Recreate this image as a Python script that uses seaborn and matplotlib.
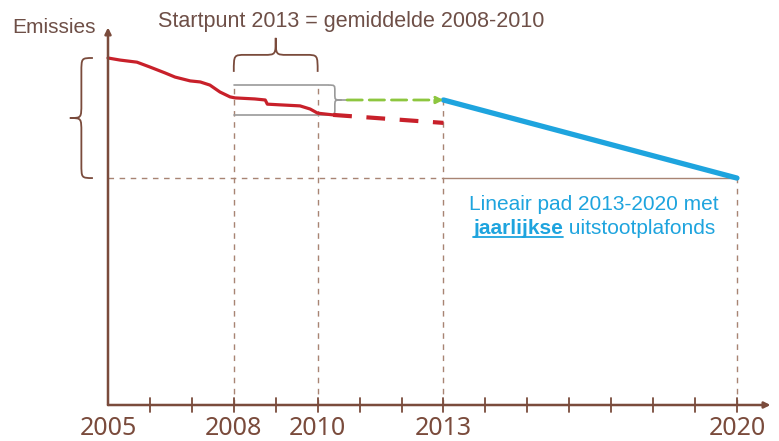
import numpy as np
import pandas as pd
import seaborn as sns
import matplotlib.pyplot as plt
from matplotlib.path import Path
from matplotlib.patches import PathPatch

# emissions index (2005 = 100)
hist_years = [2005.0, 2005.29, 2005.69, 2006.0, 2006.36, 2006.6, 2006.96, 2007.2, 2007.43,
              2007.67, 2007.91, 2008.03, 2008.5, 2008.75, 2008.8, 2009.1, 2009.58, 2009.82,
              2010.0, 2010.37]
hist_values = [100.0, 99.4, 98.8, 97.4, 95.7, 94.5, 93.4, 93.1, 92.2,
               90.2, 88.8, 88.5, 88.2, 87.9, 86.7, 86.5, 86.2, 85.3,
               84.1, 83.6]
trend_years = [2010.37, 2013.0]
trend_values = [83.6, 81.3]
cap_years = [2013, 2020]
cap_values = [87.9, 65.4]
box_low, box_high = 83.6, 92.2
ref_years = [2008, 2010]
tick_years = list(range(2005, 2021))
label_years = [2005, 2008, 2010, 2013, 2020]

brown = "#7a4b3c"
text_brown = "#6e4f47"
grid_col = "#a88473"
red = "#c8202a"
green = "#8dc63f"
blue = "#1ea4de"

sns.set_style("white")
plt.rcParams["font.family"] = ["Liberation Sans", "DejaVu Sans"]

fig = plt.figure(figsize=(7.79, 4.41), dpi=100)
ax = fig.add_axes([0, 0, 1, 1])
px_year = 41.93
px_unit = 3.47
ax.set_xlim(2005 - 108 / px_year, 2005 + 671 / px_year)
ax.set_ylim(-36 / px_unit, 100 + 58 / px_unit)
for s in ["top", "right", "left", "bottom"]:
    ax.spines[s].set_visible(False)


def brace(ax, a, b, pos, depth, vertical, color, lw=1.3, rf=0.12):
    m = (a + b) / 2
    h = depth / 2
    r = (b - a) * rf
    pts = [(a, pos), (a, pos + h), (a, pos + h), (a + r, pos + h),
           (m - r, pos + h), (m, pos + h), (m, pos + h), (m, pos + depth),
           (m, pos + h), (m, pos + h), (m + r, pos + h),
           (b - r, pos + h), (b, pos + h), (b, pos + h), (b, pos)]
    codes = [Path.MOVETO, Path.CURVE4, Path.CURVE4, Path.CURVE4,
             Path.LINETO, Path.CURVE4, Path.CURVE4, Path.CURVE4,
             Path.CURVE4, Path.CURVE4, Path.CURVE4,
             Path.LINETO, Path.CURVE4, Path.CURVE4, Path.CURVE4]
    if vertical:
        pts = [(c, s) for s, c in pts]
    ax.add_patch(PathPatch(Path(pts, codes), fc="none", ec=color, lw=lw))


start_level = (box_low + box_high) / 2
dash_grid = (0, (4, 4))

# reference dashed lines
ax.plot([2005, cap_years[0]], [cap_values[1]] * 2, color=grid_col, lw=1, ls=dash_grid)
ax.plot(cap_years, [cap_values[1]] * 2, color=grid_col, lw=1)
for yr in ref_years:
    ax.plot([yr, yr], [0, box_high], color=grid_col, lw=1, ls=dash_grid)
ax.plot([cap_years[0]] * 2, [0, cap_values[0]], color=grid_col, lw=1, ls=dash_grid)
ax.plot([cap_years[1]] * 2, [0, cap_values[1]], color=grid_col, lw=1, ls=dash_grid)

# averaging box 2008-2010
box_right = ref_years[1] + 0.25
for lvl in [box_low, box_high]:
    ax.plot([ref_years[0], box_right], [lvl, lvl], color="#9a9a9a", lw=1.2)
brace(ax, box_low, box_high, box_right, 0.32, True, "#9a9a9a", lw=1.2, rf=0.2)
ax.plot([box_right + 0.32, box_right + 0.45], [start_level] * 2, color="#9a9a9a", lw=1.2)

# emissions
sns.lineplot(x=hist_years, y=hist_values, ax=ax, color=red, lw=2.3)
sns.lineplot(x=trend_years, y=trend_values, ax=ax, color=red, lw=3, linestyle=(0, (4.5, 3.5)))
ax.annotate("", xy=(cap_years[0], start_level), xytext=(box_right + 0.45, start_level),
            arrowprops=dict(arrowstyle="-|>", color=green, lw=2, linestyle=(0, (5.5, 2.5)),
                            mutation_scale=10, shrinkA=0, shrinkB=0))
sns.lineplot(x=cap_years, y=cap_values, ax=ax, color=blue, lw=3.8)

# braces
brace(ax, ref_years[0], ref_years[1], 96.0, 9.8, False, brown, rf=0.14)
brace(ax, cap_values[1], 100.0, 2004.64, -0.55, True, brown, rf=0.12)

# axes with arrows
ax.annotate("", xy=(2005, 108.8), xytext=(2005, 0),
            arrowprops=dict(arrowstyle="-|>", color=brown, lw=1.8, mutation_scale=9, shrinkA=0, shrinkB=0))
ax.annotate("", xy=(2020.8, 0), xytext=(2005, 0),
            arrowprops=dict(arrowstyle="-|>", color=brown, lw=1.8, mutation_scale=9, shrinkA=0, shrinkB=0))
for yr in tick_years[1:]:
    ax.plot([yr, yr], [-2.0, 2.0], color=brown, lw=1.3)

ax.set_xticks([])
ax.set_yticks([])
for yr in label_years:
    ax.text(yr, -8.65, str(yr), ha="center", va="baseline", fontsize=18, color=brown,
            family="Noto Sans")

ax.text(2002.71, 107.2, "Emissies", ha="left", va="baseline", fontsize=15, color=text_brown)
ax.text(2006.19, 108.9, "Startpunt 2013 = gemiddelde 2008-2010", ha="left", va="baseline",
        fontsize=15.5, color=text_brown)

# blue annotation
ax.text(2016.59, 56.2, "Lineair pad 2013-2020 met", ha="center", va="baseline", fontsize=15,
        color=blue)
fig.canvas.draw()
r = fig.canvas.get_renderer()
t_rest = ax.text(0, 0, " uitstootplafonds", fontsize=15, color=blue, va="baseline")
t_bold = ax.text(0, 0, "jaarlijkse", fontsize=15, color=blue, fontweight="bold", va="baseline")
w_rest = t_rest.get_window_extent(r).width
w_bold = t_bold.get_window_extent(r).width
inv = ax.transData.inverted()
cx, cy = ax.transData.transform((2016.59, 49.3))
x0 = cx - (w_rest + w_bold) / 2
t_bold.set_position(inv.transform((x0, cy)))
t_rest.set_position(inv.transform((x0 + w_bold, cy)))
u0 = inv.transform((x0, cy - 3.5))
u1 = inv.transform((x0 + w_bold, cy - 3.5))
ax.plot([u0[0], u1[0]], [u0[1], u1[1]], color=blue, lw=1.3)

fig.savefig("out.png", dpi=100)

### What you need to do
Look above for lines with the word "matplotlib" and copy them all.

### Exercise result
Recreate this image as a Python script that uses seaborn and matplotlib.
import matplotlib.pyplot as plt
from matplotlib.path import Path
from matplotlib.patches import PathPatch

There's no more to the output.